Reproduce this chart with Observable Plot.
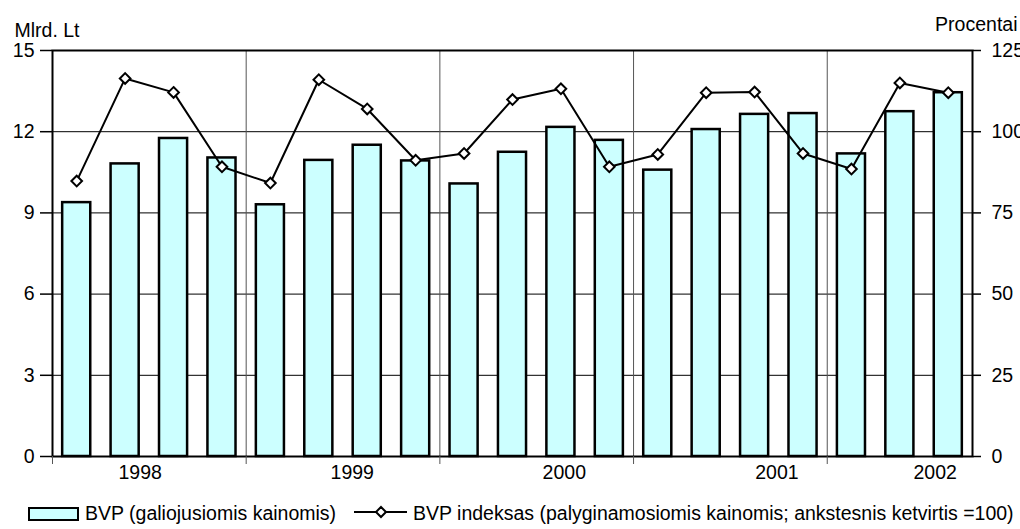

-------------------------

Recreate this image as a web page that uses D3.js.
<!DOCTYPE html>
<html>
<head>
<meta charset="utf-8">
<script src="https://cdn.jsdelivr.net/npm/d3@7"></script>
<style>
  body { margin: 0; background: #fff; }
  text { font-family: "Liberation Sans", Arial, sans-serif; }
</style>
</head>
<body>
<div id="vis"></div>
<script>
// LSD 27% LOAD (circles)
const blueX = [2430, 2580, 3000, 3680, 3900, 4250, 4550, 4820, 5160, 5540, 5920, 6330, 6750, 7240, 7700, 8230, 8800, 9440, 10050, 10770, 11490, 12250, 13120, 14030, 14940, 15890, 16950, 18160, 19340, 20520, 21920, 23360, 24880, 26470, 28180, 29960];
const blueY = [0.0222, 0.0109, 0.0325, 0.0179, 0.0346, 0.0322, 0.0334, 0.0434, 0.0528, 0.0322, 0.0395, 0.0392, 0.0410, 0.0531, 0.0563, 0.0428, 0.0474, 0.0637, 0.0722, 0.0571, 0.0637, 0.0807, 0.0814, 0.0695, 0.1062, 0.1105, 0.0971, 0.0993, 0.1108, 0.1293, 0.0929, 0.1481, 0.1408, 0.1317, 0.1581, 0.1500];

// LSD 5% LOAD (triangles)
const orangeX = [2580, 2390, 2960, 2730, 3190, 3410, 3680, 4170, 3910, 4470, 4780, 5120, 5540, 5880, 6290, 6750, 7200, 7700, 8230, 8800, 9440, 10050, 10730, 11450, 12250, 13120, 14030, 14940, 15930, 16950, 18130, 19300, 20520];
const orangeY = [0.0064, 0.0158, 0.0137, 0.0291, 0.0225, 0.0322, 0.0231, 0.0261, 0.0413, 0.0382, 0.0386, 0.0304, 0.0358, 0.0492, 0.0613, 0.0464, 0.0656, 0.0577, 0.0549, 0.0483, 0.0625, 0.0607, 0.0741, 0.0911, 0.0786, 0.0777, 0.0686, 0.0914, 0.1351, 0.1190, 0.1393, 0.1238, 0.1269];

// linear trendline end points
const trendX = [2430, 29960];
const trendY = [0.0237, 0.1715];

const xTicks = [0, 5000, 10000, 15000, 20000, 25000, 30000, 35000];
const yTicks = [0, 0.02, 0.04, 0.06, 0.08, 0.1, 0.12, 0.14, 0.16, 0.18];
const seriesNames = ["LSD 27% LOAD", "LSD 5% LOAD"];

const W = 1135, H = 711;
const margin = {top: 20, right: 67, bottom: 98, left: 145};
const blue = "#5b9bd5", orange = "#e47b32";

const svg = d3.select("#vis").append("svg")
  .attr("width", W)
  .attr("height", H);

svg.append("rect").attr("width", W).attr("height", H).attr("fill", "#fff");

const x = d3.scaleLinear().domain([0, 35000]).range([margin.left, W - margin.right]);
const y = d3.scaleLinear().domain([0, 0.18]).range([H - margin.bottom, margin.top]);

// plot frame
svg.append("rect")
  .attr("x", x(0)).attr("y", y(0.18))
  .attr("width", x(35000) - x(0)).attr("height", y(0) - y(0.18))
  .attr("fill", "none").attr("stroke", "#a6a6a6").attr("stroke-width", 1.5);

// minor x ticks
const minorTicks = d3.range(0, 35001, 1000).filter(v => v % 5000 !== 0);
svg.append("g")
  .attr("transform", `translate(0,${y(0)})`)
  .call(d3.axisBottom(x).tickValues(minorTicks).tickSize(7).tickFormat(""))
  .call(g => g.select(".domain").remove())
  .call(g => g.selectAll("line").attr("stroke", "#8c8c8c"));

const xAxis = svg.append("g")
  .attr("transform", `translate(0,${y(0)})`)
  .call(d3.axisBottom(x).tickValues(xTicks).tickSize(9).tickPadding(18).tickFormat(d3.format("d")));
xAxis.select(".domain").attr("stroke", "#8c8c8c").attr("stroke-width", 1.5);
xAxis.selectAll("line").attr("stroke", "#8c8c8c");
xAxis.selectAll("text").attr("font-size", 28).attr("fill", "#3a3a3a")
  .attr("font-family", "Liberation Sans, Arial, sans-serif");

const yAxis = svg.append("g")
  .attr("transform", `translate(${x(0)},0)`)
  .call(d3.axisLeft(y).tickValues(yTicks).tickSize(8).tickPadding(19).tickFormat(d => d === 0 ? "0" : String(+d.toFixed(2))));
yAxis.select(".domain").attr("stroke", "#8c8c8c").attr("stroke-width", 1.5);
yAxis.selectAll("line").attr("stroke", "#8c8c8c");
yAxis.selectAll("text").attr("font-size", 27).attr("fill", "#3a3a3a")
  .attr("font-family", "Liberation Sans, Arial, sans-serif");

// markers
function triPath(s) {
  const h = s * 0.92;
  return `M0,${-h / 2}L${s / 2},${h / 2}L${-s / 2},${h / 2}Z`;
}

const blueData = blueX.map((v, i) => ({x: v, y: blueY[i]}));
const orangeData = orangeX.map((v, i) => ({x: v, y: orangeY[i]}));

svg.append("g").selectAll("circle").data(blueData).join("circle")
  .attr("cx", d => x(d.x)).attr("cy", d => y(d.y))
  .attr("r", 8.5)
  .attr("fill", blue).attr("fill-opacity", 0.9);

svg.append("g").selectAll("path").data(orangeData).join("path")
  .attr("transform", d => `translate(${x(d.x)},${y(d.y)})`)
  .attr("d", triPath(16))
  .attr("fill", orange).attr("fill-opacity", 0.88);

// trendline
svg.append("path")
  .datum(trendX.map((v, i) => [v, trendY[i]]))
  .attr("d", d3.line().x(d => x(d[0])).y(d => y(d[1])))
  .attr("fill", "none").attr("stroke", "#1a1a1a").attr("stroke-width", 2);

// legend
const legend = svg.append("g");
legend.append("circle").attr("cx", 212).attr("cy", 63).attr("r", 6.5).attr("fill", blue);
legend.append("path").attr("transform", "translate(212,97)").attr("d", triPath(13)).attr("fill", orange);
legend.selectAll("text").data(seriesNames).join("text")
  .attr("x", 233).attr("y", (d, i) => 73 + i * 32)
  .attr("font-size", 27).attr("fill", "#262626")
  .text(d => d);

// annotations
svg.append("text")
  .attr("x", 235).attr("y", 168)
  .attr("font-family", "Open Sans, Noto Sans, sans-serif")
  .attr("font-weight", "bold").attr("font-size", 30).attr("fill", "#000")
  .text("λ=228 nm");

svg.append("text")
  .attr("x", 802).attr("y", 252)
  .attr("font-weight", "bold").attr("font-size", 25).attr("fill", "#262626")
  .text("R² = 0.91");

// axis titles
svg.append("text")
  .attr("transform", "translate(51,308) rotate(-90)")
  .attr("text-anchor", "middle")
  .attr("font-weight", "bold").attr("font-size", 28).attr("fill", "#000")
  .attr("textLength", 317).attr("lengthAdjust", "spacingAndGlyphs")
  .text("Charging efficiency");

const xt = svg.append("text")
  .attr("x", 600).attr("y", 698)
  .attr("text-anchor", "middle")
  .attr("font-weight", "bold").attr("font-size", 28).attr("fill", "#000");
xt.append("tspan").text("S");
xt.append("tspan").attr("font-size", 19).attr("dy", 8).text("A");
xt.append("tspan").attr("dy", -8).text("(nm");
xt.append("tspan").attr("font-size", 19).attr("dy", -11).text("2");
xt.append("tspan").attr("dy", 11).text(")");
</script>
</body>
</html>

-------------------------

* [Task to carry out]
Starting at the line that contains "Recreate this image", repeat each line exactly, and stop after the line that contains "0.1317, 0.1581, 0.1500];".

* [Task output]
Recreate this image as a web page that uses D3.js.
<!DOCTYPE html>
<html>
<head>
<meta charset="utf-8">
<script src="https://cdn.jsdelivr.net/npm/d3@7"></script>
<style>
  body { margin: 0; background: #fff; }
  text { font-family: "Liberation Sans", Arial, sans-serif; }
</style>
</head>
<body>
<div id="vis"></div>
<script>
// LSD 27% LOAD (circles)
const blueX = [2430, 2580, 3000, 3680, 3900, 4250, 4550, 4820, 5160, 5540, 5920, 6330, 6750, 7240, 7700, 8230, 8800, 9440, 10050, 10770, 11490, 12250, 13120, 14030, 14940, 15890, 16950, 18160, 19340, 20520, 21920, 23360, 24880, 26470, 28180, 29960];
const blueY = [0.0222, 0.0109, 0.0325, 0.0179, 0.0346, 0.0322, 0.0334, 0.0434, 0.0528, 0.0322, 0.0395, 0.0392, 0.0410, 0.0531, 0.0563, 0.0428, 0.0474, 0.0637, 0.0722, 0.0571, 0.0637, 0.0807, 0.0814, 0.0695, 0.1062, 0.1105, 0.0971, 0.0993, 0.1108, 0.1293, 0.0929, 0.1481, 0.1408, 0.1317, 0.1581, 0.1500];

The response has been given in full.